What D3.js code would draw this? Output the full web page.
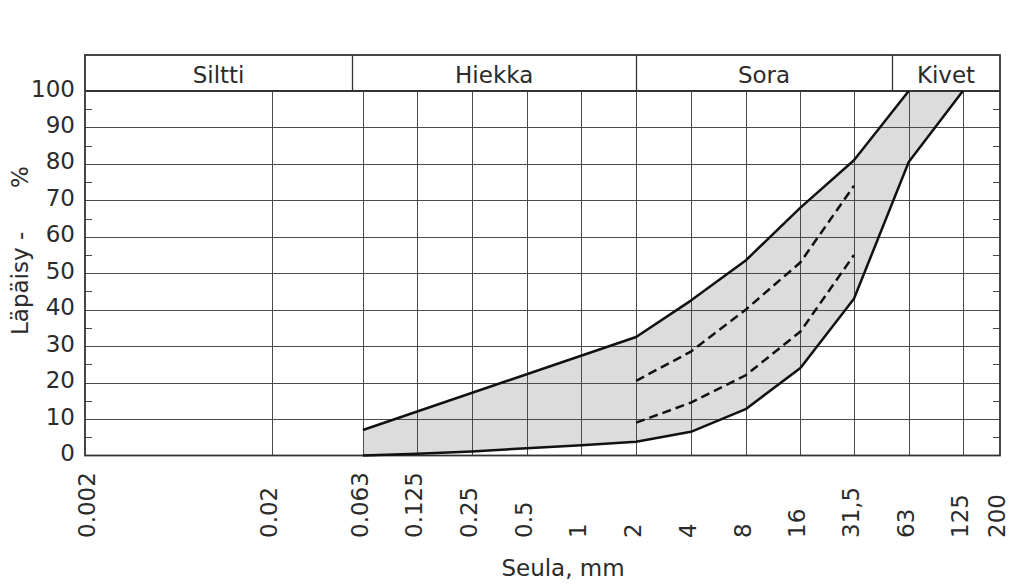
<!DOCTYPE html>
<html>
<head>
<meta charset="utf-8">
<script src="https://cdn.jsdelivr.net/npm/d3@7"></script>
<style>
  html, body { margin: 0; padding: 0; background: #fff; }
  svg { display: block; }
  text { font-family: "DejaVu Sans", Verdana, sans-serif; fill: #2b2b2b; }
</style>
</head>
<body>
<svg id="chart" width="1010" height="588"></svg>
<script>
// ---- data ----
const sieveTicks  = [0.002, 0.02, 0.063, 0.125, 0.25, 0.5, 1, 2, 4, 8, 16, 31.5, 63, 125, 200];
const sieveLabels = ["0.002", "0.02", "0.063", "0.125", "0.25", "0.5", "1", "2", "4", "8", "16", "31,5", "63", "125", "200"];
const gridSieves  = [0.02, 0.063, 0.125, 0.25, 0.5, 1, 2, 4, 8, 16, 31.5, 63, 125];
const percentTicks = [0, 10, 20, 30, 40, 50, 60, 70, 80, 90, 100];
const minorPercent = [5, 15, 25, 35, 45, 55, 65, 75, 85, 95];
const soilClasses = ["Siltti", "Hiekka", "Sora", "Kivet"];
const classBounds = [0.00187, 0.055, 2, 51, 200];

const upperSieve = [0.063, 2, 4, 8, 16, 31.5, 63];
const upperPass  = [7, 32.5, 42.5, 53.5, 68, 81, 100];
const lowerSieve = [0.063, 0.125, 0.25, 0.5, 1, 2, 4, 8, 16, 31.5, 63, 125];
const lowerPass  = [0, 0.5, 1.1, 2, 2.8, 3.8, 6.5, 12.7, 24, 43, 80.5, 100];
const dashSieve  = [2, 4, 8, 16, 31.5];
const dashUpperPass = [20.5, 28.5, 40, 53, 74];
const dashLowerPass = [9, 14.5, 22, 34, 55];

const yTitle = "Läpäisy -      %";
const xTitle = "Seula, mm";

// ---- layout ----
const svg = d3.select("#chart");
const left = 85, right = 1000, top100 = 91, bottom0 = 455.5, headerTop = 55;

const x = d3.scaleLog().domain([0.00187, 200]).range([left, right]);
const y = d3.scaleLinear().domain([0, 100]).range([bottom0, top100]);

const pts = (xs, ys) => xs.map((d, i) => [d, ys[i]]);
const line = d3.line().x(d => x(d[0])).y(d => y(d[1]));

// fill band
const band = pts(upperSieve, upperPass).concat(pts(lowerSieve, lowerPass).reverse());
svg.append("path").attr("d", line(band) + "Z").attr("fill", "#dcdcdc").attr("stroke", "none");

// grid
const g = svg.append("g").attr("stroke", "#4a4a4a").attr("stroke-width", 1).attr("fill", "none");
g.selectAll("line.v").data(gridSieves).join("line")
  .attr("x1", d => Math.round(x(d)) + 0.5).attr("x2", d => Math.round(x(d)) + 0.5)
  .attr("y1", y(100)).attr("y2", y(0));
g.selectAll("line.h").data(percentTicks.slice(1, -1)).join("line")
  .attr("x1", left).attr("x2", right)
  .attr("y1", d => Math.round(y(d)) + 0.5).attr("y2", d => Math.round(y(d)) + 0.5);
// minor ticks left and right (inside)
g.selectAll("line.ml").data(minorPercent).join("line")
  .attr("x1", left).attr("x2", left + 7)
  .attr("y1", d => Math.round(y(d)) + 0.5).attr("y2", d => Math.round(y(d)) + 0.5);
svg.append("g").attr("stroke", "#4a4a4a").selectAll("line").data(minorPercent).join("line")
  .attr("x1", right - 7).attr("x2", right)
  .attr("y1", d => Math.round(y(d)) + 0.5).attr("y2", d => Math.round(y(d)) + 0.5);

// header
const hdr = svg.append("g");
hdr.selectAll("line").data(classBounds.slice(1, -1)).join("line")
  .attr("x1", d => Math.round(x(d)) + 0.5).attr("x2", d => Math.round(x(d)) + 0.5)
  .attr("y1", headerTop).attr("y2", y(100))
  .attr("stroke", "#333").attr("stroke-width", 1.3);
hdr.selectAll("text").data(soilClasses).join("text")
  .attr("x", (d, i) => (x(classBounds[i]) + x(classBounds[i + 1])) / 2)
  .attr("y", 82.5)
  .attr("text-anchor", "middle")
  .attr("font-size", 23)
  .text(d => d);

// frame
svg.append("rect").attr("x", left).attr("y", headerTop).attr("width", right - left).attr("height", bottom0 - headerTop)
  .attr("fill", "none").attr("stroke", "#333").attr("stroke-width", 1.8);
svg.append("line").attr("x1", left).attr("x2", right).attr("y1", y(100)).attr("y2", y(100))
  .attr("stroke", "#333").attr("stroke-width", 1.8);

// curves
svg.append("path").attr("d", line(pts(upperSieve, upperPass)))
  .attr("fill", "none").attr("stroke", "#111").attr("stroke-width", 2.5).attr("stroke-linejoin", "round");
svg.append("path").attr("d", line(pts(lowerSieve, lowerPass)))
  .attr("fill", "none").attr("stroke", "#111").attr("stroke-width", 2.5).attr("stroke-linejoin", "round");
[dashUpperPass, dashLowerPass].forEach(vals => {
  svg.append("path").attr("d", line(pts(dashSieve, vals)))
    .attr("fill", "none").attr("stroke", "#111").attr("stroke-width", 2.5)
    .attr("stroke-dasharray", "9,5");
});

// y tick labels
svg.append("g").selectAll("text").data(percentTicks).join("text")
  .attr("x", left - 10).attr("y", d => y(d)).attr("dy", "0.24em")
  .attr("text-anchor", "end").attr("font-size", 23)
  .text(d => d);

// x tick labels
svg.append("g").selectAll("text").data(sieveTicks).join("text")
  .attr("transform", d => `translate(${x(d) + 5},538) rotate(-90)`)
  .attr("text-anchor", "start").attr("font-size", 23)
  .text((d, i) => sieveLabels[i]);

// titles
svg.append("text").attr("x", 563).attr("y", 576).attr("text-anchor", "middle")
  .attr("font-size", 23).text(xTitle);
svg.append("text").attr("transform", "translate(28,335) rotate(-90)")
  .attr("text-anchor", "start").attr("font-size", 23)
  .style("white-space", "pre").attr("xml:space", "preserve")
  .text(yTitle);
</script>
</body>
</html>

### STATED GOAL:
Write out an exact copy of the listing, first line through the line containing "const left = 85, right", with the pictures left out.

### RESULT:
What D3.js code would draw this? Output the full web page.
<!DOCTYPE html>
<html>
<head>
<meta charset="utf-8">
<script src="https://cdn.jsdelivr.net/npm/d3@7"></script>
<style>
  html, body { margin: 0; padding: 0; background: #fff; }
  svg { display: block; }
  text { font-family: "DejaVu Sans", Verdana, sans-serif; fill: #2b2b2b; }
</style>
</head>
<body>
<svg id="chart" width="1010" height="588"></svg>
<script>
// ---- data ----
const sieveTicks  = [0.002, 0.02, 0.063, 0.125, 0.25, 0.5, 1, 2, 4, 8, 16, 31.5, 63, 125, 200];
const sieveLabels = ["0.002", "0.02", "0.063", "0.125", "0.25", "0.5", "1", "2", "4", "8", "16", "31,5", "63", "125", "200"];
const gridSieves  = [0.02, 0.063, 0.125, 0.25, 0.5, 1, 2, 4, 8, 16, 31.5, 63, 125];
const percentTicks = [0, 10, 20, 30, 40, 50, 60, 70, 80, 90, 100];
const minorPercent = [5, 15, 25, 35, 45, 55, 65, 75, 85, 95];
const soilClasses = ["Siltti", "Hiekka", "Sora", "Kivet"];
const classBounds = [0.00187, 0.055, 2, 51, 200];

const upperSieve = [0.063, 2, 4, 8, 16, 31.5, 63];
const upperPass  = [7, 32.5, 42.5, 53.5, 68, 81, 100];
const lowerSieve = [0.063, 0.125, 0.25, 0.5, 1, 2, 4, 8, 16, 31.5, 63, 125];
const lowerPass  = [0, 0.5, 1.1, 2, 2.8, 3.8, 6.5, 12.7, 24, 43, 80.5, 100];
const dashSieve  = [2, 4, 8, 16, 31.5];
const dashUpperPass = [20.5, 28.5, 40, 53, 74];
const dashLowerPass = [9, 14.5, 22, 34, 55];

const yTitle = "Läpäisy -      %";
const xTitle = "Seula, mm";

// ---- layout ----
const svg = d3.select("#chart");
const left = 85, right = 1000, top100 = 91, bottom0 = 455.5, headerTop = 55;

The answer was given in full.